Selain sampah –sampah
tersebut ada juga sampah yang tidak mengandung bahan infeksius tetapi
digolongkan berbahaya karena mempunyai potensi berbahaya pada lingkungan
seperti :
1.
Bahan
– bahan kimia atau farmasi yang sudah kadarluasa.
2.
Sampah
sitotoksis (obat-obatan untuk kemoterapi).
3.
Sampah
yang mengandung air berat seperti air raksa dari termometer yang
pecah,tensimeter, bahan – bahan bekas gigi dan kadmium dari batre yang dibuang.
4.
Wadah
bekas berisi gas dan tidak dapat didaur ulang.
Berdasarkan
karakteristiknya, sampah dibagi atas :
1.
Kandungan
Zat / Kimia yaitu berdasarkan kandungan zat kimianya sampah terdiri atas sampah
organic dan anorganik. Sampah organic adalah sampah yang tidak membusuk seperti
logam, pecahan gelas, plastic dan lain- lain, sedangkan sampah anorganik adalah
sampah yang dapat membusuk.
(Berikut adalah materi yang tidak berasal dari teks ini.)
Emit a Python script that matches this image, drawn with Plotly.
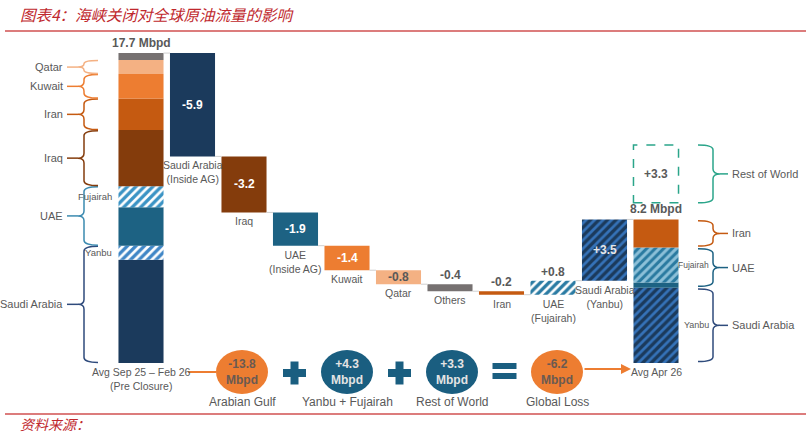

Seperti sisa makanan
2.
Dapat
dan tidak terbakar yaitu berdasrkan ketentuan ini sampah bdi bagi menjadi dua
yaitu bisa dibakar seperti kertas, karet \, plastic dan lain- lain, sedangkan
yang tidak bias di bakar adalah kaleng bekas, logam berat, besi dan lain –
lain.
Setelah mengetahui bahwa sampah terkontaminasi pembuangan harus benar –benar baik yaitu meliputi :
1)
Membuang
sampah cair pada system pembuangan yang tertutup.
2)
Insinerisasi
(penbakaran), untuk menghancurkan bahan –bahan sekaligus mikroorganisme.
3)
Menguburkan.
IV. KESIMPULAN
Daya ultrasonic adalah bunyi yang dihasilkan diatas 2o
mhz, ultrasonic juga bisa digunakan untuk mengdiagnosis penyakit juga bias juga
untuk mengobati. Setiap orang bisa terkena infeksi jika memiliki ketahanan
tubuh yang tidak kuat, dan cara hidup yang tidak sehat juga penyebabnya.
Selain tempat
untuk menyembuhkan orang sakit, rumah sakit juga bisa menjadi depot penyakit,
yang ditularakn melalui pasien lain, dari tim medis, juga lingkungan
disekitarnya dari pengunjung , makanan dan peralatan yang digunakan. Siapapun
bisa beresiko sebagai pembawa infeksi dan bisa terkena infeksi.
Infeksi nosokomial bisa dicegah jika melakukan
tindakan praktik yang benar sesuai ketentuan dan melakukan pencegah dengan
mengacu pada pengendalian infeksi.
V. DAFTAR
PUSTAKA
Uliyah Musrifatul & A. Azis Alimul hidayat. 2008, Keterampilan Dasar Praktik Klinik untuk
Kebidanan. Jakarta : Salemba
Medika.
JNPK-KR. 2007. Asuhan Persalinan
Normal dan Asuhan Esensial Persalinan. Jakarta : JNPK-KR.
JNPK- KR. 2004. Panduan Pencegahan
Infeksi. Jakarta : JNPK-KR.
Gabriel. J. F. 1996, Fisika
Kedokteran. Bali : EGC
Wiklepedia Indonesia.
Fausto Abbas Kumar Mitchell. 2009, Buku
saku Dasar Patologis Penyakit. Jakarta : EGC.